Surely there's more to life than chore charts and washi tape. Take cooking, for instance. Every mom knows that cooking for a family of hungry kids requires a fair amount of effort and talent. Emily has got that covered for you. Take your pick of links to Emily's varied thoughts on food whether that be meal planning, crock pot adventures, or exactly what to do with 15 pounds of ground beef. 

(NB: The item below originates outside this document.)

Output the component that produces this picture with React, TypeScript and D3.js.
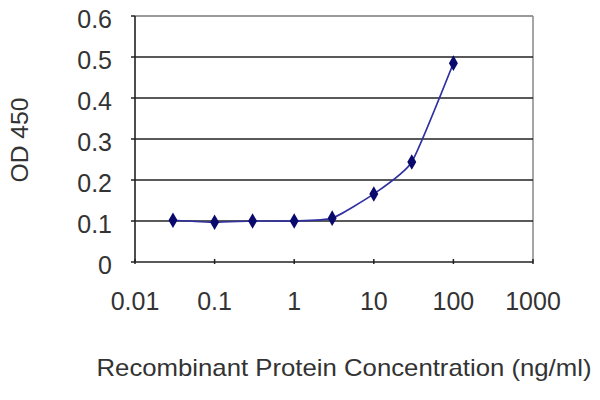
import React from "react";
import * as d3 from "d3";

const concentrations = [0.03, 0.1, 0.3, 1, 3, 10, 30, 100];
const odValues = [0.102, 0.097, 0.1, 0.1, 0.107, 0.166, 0.244, 0.485];
const xTicks = [0.01, 0.1, 1, 10, 100, 1000];
const xTickLabels = ["0.01", "0.1", "1", "10", "100", "1000"];
const yTicks = [0, 0.1, 0.2, 0.3, 0.4, 0.5, 0.6];
const yTickLabels = ["0", "0.1", "0.2", "0.3", "0.4", "0.5", "0.6"];
const xTitle = "Recombinant Protein Concentration (ng/ml)";
const yTitle = "OD 450";

export default function App() {
  const W = 600, H = 400;
  const left = 135, right = 533, top = 16, bottom = 262;
  const x = d3.scaleLog().domain([0.01, 1000]).range([left, right]);
  const y = d3.scaleLinear().domain([0, 0.6]).range([bottom, top]);
  const pts = concentrations.map((c, i) => [x(c), y(odValues[i])] as [number, number]);
  const line = d3.line().curve(d3.curveCardinal.tension(0.5))(pts) || "";
  const diamond = d3.symbol().type(d3.symbolDiamond).size(70)() || "";
  const font = "'Liberation Sans', Arial, sans-serif";
  return (
    <svg width={W} height={H} style={{ position: "absolute", left: 0, top: 0, background: "#fff" }}>
      <rect x={0} y={0} width={W} height={H} fill="#fff" />
      <line x1={left} x2={right} y1={top} y2={top} stroke="#777" strokeWidth={1.5} />
      <line x1={right} x2={right} y1={top} y2={bottom} stroke="#888" strokeWidth={1.5} />
      {yTicks.slice(1, -1).map((t) => (
        <line key={t} x1={left} x2={right} y1={y(t)} y2={y(t)} stroke="#222" strokeWidth={1.6} />
      ))}
      <line x1={left} x2={left} y1={top} y2={bottom} stroke="#222" strokeWidth={1.6} />
      <line x1={left} x2={right} y1={bottom} y2={bottom} stroke="#222" strokeWidth={1.6} />
      {yTicks.map((t) => (
        <line key={"yt" + t} x1={left - 4} x2={left} y1={y(t)} y2={y(t)} stroke="#222" strokeWidth={1.5} />
      ))}
      {xTicks.map((t) => (
        <line key={"xt" + t} x1={x(t)} x2={x(t)} y1={bottom - 3} y2={bottom + 2} stroke="#222" strokeWidth={1.5} />
      ))}
      {yTicks.map((t, i) => (
        <text key={"yl" + t} x={112} y={y(t) + 3} dy="0.35em" textAnchor="end" fontFamily={font} fontSize={25} fill="#333">
          {yTickLabels[i]}
        </text>
      ))}
      {xTicks.map((t, i) => (
        <text key={"xl" + t} x={x(t)} y={301} dy="0.35em" textAnchor="middle" fontFamily={font} fontSize={25} fill="#333">
          {xTickLabels[i]}
        </text>
      ))}
      <text x={344} y={368} dy="0.35em" textAnchor="middle" fontFamily={font} fontSize={24} fill="#333"
        textLength={495} lengthAdjust="spacingAndGlyphs">
        {xTitle}
      </text>
      <text transform="translate(20,140) rotate(-90)" dy="0.35em" textAnchor="middle" fontFamily={font} fontSize={24} fill="#333"
        textLength={85} lengthAdjust="spacingAndGlyphs">
        {yTitle}
      </text>
      <path d={line} fill="none" stroke="#3030a0" strokeWidth={1.6} />
      {pts.map((p, i) => (
        <path key={"m" + i} d={diamond} transform={`translate(${p[0]},${p[1]})`} fill="#0a0a6e" />
      ))}
    </svg>
  );
}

My cooking is also legendary. Not to brag, but friends gave me this sign for my kitchen: 

While they have no idea how I kiss, it's a safe bet to give a person like me a sign like that. What did I tell you? Legendary, baby! An entirely different friend posted this on my Facebook wall because it reminded her of me: 

Why I need different friends will be the subject of a future post. When I do give cooking advice, you'll note that the recipes come from websites with names like "All Easy Recipes" or are associated with appliances not normally thought of for food preparation. Dishwasher salmon, anyone?

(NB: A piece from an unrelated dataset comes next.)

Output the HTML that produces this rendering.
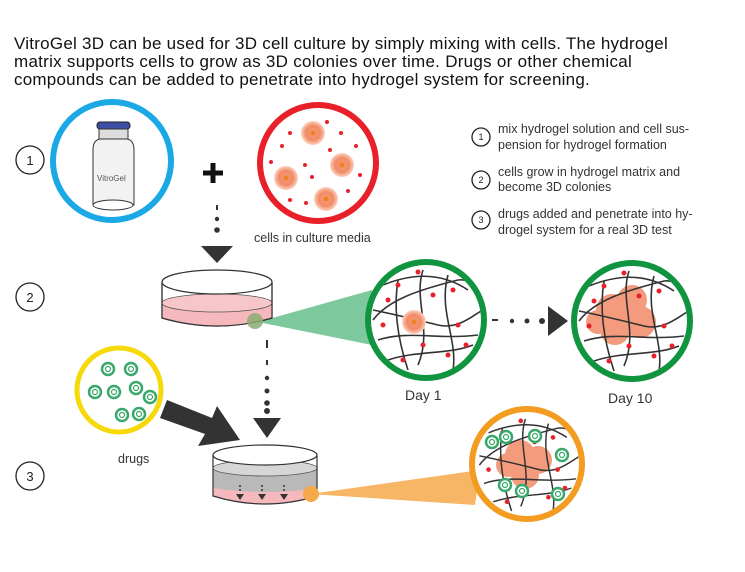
<!DOCTYPE html>
<html><head><meta charset="utf-8"><style>body{margin:0;background:#fff}svg{display:block}text{font-family:"Liberation Sans",sans-serif}</style></head><body>
<svg width="745" height="572" viewBox="0 0 745 572" xmlns="http://www.w3.org/2000/svg">
<defs>
<radialGradient id="cell"><stop offset="0" stop-color="#f6a07a"/><stop offset="0.6" stop-color="#f28a66"/><stop offset="1" stop-color="#fbd3c2"/></radialGradient>
<clipPath id="c1"><circle cx="426" cy="320" r="55"/></clipPath>
<clipPath id="c2"><circle cx="632" cy="321" r="55"/></clipPath>
<clipPath id="c3"><circle cx="527" cy="464" r="52"/></clipPath>
<g id="drug"><circle r="6" fill="#fff" stroke="#3aa86a" stroke-width="2.5"/><circle r="2.5" fill="none" stroke="#3aa86a" stroke-width="1.2"/></g>
<g id="mesh" fill="none" stroke="#333" stroke-width="1.6">
<path d="M-45,-35 C-20,-45 10,-50 40,-30"/><path d="M-55,0 C-40,-20 -10,-30 30,-40 C45,-42 50,-30 55,-25"/>
<path d="M-50,20 C-20,10 10,20 50,15"/><path d="M-40,40 C-10,30 20,35 45,25"/><path d="M-30,-40 C-35,-10 -30,20 -20,50"/>
<path d="M-5,-50 C-15,-20 5,10 -10,45"/><path d="M20,-45 C10,-10 30,20 25,50"/><path d="M-55,-10 C-30,-5 -10,0 10,5 C30,10 45,-5 55,-10"/>
<g fill="#e8202a" stroke="none"><circle cx="-40" cy="-20" r="2.5"/><circle cx="-10" cy="-48" r="2.5"/><circle cx="5" cy="-25" r="2.5"/><circle cx="25" cy="-30" r="2.5"/><circle cx="-45" cy="5" r="2.5"/><circle cx="30" cy="5" r="2.5"/><circle cx="-5" cy="25" r="2.5"/><circle cx="38" cy="25" r="2.5"/><circle cx="20" cy="35" r="2.5"/><circle cx="-25" cy="40" r="2.5"/><circle cx="-30" cy="-35" r="2.5"/></g>
</g>
</defs>
<g font-size="17" fill="#111" letter-spacing="0.25">
<text x="14" y="49" textLength="654">VitroGel 3D can be used for 3D cell culture by simply mixing with cells. The hydrogel</text>
<text x="14" y="67" textLength="618">matrix supports cells to grow as 3D colonies over time. Drugs or other chemical</text>
<text x="14" y="85" textLength="576">compounds can be added to penetrate into hydrogel system for screening.</text></g>
<g fill="none" stroke="#222" stroke-width="1.3"><circle cx="30" cy="160" r="14"/><circle cx="30" cy="297" r="14"/><circle cx="30" cy="476" r="14"/>
<circle cx="481" cy="137" r="9"/><circle cx="481" cy="180" r="9"/><circle cx="481" cy="220" r="9"/></g>
<g font-size="13" fill="#222" text-anchor="middle"><text x="30" y="165">1</text><text x="30" y="302">2</text><text x="30" y="481">3</text></g>
<g font-size="9" fill="#222" text-anchor="middle"><text x="481" y="140">1</text><text x="481" y="183">2</text><text x="481" y="223">3</text></g>
<g font-size="12.5" fill="#333"><text x="498" y="133">mix hydrogel solution and cell sus-</text><text x="498" y="149">pension for hydrogel formation</text>
<text x="498" y="176">cells grow in hydrogel matrix and</text><text x="498" y="191">become 3D colonies</text>
<text x="498" y="218">drugs added and penetrate into hy-</text><text x="498" y="234">drogel system for a real 3D test</text>
<text x="254" y="242">cells in culture media</text><text x="118" y="463">drugs</text>
<text x="405" y="400" font-size="14">Day 1</text><text x="608" y="403" font-size="14">Day 10</text></g>
<!-- blue -->
<circle cx="112" cy="161" r="59" fill="#fff" stroke="#1ba9e6" stroke-width="6"/>
<rect x="97" y="122" width="33" height="7" rx="3" fill="#3b4fa3" stroke="#222"/>
<rect x="99" y="129" width="29" height="10" fill="#ddd" stroke="#333"/>
<path d="M93,150 Q93,140 100,139 L127,139 Q134,140 134,150 L134,205 L93,205 Z" fill="#f2f2f2" stroke="#333"/>
<ellipse cx="113" cy="205" rx="20" ry="5" fill="#fff" stroke="#333"/>
<text x="97" y="181" font-size="8" fill="#555">VitroGel</text>
<path d="M213,163v20M203,173h20" stroke="#111" stroke-width="5"/>
<!-- red -->
<circle cx="318" cy="163" r="58" fill="#fff" stroke="#e8202a" stroke-width="6"/>
<g><circle cx="313" cy="133" r="12" fill="url(#cell)"/><circle cx="342" cy="165" r="12" fill="url(#cell)"/><circle cx="286" cy="178" r="12" fill="url(#cell)"/><circle cx="326" cy="199" r="12" fill="url(#cell)"/></g>
<g fill="#f08020"><circle cx="313" cy="133" r="2.5"/><circle cx="342" cy="165" r="2.5"/><circle cx="286" cy="178" r="2.5"/><circle cx="326" cy="199" r="2.5"/></g>
<g fill="#e8202a"><circle cx="327" cy="122" r="2"/><circle cx="290" cy="133" r="2"/><circle cx="341" cy="133" r="2"/><circle cx="282" cy="146" r="2"/><circle cx="330" cy="150" r="2"/><circle cx="356" cy="146" r="2"/><circle cx="271" cy="162" r="2"/><circle cx="305" cy="165" r="2"/><circle cx="312" cy="177" r="2"/><circle cx="360" cy="175" r="2"/><circle cx="348" cy="191" r="2"/><circle cx="290" cy="200" r="2"/><circle cx="306" cy="203" r="2"/></g>
<g fill="#333"><rect x="216" y="205" width="2" height="5"/><circle cx="217" cy="219" r="2.2"/><circle cx="217" cy="230" r="2.8"/><path d="M201,246h32l-16,17z"/></g>
<path d="M258,322 L372,290 L372,345 Z" fill="#5dba84" opacity="0.8"/>
<!-- dish 1 -->
<path d="M162,282 L162,318 Q217,334 272,318 L272,282" fill="#fff" stroke="#333" stroke-width="1.2"/>
<path d="M162,300 Q217,290 272,300 L272,318 Q217,334 162,318 Z" fill="#f5b8bd"/>
<ellipse cx="217" cy="303" rx="55" ry="9" fill="#f7c6cb" stroke="#555" stroke-width="0.8"/>
<path d="M162,282 L162,318 Q217,334 272,318 L272,282" fill="none" stroke="#333" stroke-width="1.2"/>
<ellipse cx="217" cy="282" rx="55" ry="12" fill="#fff" stroke="#333" stroke-width="1.2"/>
<circle cx="255" cy="321" r="8" fill="#8aab73" opacity="0.85"/>
<!-- day1 -->
<circle cx="426" cy="320" r="58" fill="#fff" stroke="#119440" stroke-width="6"/>
<g clip-path="url(#c1)"><use href="#mesh" transform="translate(428,320)"/></g>
<circle cx="414" cy="322" r="12" fill="url(#cell)"/><circle cx="414" cy="322" r="2.5" fill="#f08020"/>
<g fill="#333"><rect x="492" y="319" width="6" height="2"/><circle cx="512" cy="321" r="2.2"/><circle cx="527" cy="321" r="2.5"/><circle cx="542" cy="321" r="3"/><path d="M548,306v30l20,-15z"/></g>
<!-- day10 -->
<circle cx="632" cy="321" r="58" fill="#fff" stroke="#119440" stroke-width="6"/>
<g fill="#f28a66" opacity="0.85"><circle cx="612" cy="310" r="16"/><circle cx="632" cy="300" r="15"/><circle cx="640" cy="322" r="16"/><circle cx="615" cy="330" r="15"/><circle cx="598" cy="322" r="12"/></g>
<g clip-path="url(#c2)"><use href="#mesh" transform="translate(634,321)"/></g>
<!-- yellow -->
<circle cx="119" cy="390" r="42" fill="#fff" stroke="#f5d90a" stroke-width="5"/>
<use href="#drug" x="108" y="369"/><use href="#drug" x="131" y="369"/><use href="#drug" x="95" y="392"/><use href="#drug" x="114" y="392"/><use href="#drug" x="136" y="388"/><use href="#drug" x="150" y="397"/><use href="#drug" x="122" y="415"/><use href="#drug" x="139" y="414"/>
<!-- big arrow -->
<path d="M167,400 L212,418 L217,406 L240,440 L198,446 L205,434 L160,418 Z" fill="#333"/>
<g fill="#333"><rect x="266" y="340" width="2" height="8"/><rect x="266" y="360" width="2" height="5"/><circle cx="267" cy="378" r="2.2"/><circle cx="267" cy="391" r="2.5"/><circle cx="267" cy="403" r="2.8"/><circle cx="267" cy="411" r="3"/><path d="M253,418h28l-14,20z"/></g>
<path d="M310,494 L480,470 L475,505 Z" fill="#f5a94a" opacity="0.85"/>
<!-- dish 2 -->
<path d="M213,455 L213,496 Q265,512 317,496 L317,455 Z" fill="#fff"/>
<path d="M213,468 Q265,478 317,468 L317,496 Q265,512 213,496 Z" fill="#b9b9b9"/>
<ellipse cx="265" cy="468" rx="52" ry="8" fill="#d6d6d6" stroke="#555" stroke-width="0.8"/>
<path d="M213,488 Q265,496 317,488 L317,496 Q265,512 213,496 Z" fill="#f5b8bd"/>
<path d="M213,455 L213,496 Q265,512 317,496 L317,455" fill="none" stroke="#333" stroke-width="1.2"/>
<ellipse cx="265" cy="455" rx="52" ry="10" fill="#fff" stroke="#333" stroke-width="1.2"/>
<circle cx="311" cy="494" r="8" fill="#f5a94a"/>
<g fill="#333"><circle cx="240" cy="486" r="1"/><circle cx="240" cy="490" r="1"/><path d="M236,494h8l-4,6z"/><circle cx="262" cy="486" r="1"/><circle cx="262" cy="490" r="1"/><path d="M258,494h8l-4,6z"/><circle cx="284" cy="486" r="1"/><circle cx="284" cy="490" r="1"/><path d="M280,494h8l-4,6z"/></g>
<!-- orange -->
<circle cx="527" cy="464" r="55" fill="#fff" stroke="#f39c22" stroke-width="6"/>
<g fill="#f28a66" opacity="0.85"><circle cx="520" cy="455" r="15"/><circle cx="538" cy="460" r="14"/><circle cx="525" cy="475" r="14"/><circle cx="508" cy="465" r="12"/></g>
<g clip-path="url(#c3)"><use href="#mesh" transform="translate(530,465) scale(0.92)"/></g>
<use href="#drug" x="492" y="442"/><use href="#drug" x="506" y="437"/><use href="#drug" x="535" y="436"/><use href="#drug" x="562" y="455"/><use href="#drug" x="505" y="485"/><use href="#drug" x="522" y="491"/><use href="#drug" x="558" y="494"/>
</svg>
</body></html>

Despite it all, we manage to keep the house reasonably picked up, the kids have routine chores even if they don't have a snazzy system, most of my decorating attempts are more successful than my pen jars. No one has yet starved, though the fact that Mr. Wonderful and the kids are all thin may have something to do with that missing delicious-ness component of many of my meals.

I am mostly ok with all of this except for when I really am not and weep at Mr. Wonderful about my inadequacies and failings and general worthlessness. This happens with a disheartening predictability that could be covered in a blog post Mr. Wonderful--who is no fool--will never write, "The Joys of Living with a Perimenopausal Psychopath." In my deeper and less hormonal moments, I remember A.W. Tozer and his explanation of the "hyphenated" self sins. Tozer warns that both self-pity and self-confidence contribute to the veil around our heart that keeps believers from the face of God. 

"I keep looking at all the people around me, and everyone else seems to have it so together." That would seem to be an entirely fitting conclusion to the evidence I've presented in this post, wouldn't it? Surprisingly, that quote comes from my friend Emily. Yes, I almost spit my coffee across the keyboard when I first read it too. I know what you're thinking and I completely agree. If this is how Emily, Emily of the charts and the washi and the cooking feels, what hope do the rest of us have?  

And this is why I love Emily. Because she gets it. You can read her whole conclusion, but **spoiler** Emily understands it's not about us, it's about God. He uniquely makes and equips us. Great charts, great crafts and great cooking are not how God equipped me, though I may do well to improve in those areas. And with Emily's help, I just might.